Related: "Radiation City Is Breaking Up."

With Because, Bemrose is asking the big existential questions, even beyond the songwriting. The project started "more as a means to other ends than one in and of itself," he says. Rather than setting out to prove his ability and worth as a one-man band, Bemrose "wanted an opportunity to learn—how better to play piano, how better to write in my own voice after a number of years away from it, and what exactly were the capabilities of the studio I'd been building in my basement."

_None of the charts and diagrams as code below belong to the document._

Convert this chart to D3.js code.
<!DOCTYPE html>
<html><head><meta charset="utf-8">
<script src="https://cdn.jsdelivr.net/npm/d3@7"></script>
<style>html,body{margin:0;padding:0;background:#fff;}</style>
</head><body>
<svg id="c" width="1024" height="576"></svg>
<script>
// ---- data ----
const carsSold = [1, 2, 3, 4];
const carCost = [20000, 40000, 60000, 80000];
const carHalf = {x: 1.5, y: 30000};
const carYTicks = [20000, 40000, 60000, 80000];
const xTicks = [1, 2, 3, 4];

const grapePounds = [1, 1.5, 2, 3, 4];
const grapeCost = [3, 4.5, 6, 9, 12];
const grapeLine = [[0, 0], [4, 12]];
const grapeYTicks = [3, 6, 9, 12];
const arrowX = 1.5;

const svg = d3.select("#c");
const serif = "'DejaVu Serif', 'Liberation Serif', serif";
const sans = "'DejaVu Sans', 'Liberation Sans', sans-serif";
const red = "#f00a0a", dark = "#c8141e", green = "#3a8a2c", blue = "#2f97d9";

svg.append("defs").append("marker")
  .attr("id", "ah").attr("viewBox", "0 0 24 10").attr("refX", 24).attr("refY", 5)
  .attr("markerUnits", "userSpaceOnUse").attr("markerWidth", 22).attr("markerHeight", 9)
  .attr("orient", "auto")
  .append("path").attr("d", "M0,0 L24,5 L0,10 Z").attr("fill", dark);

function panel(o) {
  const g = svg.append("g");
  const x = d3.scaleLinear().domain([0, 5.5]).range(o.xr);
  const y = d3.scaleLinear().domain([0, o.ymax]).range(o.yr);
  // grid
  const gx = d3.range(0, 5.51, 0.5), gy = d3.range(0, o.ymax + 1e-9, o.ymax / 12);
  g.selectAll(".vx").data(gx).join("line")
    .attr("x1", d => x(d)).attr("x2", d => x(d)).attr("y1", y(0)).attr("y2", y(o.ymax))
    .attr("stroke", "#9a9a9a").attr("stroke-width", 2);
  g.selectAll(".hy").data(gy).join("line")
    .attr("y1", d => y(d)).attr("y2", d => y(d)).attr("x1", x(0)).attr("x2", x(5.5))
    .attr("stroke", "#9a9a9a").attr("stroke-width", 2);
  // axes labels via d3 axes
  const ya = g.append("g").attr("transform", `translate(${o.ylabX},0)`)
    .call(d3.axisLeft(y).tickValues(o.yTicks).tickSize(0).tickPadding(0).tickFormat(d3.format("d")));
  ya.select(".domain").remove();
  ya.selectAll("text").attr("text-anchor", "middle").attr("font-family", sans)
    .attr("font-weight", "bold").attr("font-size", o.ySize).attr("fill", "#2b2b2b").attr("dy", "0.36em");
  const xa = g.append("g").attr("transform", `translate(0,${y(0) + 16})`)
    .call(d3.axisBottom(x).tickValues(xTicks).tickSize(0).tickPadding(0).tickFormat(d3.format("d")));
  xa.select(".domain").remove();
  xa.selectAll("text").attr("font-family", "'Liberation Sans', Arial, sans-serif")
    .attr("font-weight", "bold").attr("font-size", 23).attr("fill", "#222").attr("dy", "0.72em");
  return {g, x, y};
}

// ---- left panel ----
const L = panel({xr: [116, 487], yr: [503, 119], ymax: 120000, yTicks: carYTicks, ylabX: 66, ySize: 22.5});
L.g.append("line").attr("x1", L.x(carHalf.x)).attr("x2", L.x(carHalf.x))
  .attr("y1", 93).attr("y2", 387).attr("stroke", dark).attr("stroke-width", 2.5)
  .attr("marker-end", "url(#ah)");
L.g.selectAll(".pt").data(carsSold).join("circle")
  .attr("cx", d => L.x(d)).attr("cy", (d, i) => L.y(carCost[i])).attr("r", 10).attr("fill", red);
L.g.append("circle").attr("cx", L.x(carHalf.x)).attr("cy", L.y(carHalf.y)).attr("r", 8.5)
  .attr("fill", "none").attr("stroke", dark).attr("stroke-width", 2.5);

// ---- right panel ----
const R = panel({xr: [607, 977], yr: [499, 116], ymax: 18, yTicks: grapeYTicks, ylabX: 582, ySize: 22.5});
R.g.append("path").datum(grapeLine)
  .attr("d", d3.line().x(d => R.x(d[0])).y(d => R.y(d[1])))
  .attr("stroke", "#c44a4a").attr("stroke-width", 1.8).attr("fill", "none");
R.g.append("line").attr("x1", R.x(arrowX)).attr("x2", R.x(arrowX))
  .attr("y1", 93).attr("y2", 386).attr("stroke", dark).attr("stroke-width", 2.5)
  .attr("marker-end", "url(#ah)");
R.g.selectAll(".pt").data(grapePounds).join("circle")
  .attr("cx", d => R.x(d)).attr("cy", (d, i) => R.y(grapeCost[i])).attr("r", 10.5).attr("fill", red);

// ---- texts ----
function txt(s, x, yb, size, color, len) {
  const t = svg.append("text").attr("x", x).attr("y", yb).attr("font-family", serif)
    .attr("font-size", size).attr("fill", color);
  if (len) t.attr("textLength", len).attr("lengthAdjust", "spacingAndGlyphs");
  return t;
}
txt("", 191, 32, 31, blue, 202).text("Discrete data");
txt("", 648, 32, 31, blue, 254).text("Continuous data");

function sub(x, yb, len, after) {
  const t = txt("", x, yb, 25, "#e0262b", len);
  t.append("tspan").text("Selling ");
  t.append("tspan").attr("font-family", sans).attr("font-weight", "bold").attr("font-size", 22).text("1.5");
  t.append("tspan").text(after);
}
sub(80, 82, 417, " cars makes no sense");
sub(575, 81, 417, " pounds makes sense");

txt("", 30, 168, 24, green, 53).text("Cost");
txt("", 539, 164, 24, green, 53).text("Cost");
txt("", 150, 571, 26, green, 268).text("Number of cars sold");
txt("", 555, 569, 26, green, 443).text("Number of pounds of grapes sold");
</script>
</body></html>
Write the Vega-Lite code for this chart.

The project’s debut album, I Want to Be Your B, is the work of the past three years or so, which Bemrose mostly spent building, experimenting with and, in essence, becoming emotionally intimate with his home studio setup. Most of the gear Because used to make the album was built or hand-modified by Bemrose himself.
“I’ve devoted a great deal of time to very technical engineering endeavors,” he says. “I’ve got pages and pages of notes: mic choices and angles and distances, different outboard signal chains, compression settings.” In some ways, “the songs were just skeletons I could hang production experiments on,” Bemrose says, “parts I could play over and over as I went hounding for this tone or that.”
Both his meticulous obsession with sound and penchant for whimsy and philosophical musing shine through clearly on I Want to Be Your B. A collection of densely orchestrated but not overpolished pop tunes, the album is attractive and refreshing from the first note, and Bemrose’s demonstrated commitment to prioritizing strong, stick-with-you melodies sweetens the deal.
The sort of auteur role Bemrose plays in Because—linking his identities as instrumentalist, songwriter, producer and engineer together into one fully realized idea—makes for a compelling and totally unique new artist to watch out for, and keeps Radiation City’s sudden breakup from feeling like such a big loss after all.
“There’s lots of little ear candy to thrill you or distract you, but if you’re focused on the root of things it’s very plain, boring almost,” Bemrose says. “Life is a wonder. Life is long.” 

SEE IT: Because plays Mississippi Studios, 3939 N Mississippi Ave., with Point Juncture, WA and Swansea, on Wednesday, Dec. 28. 9 pm. $5. 21+.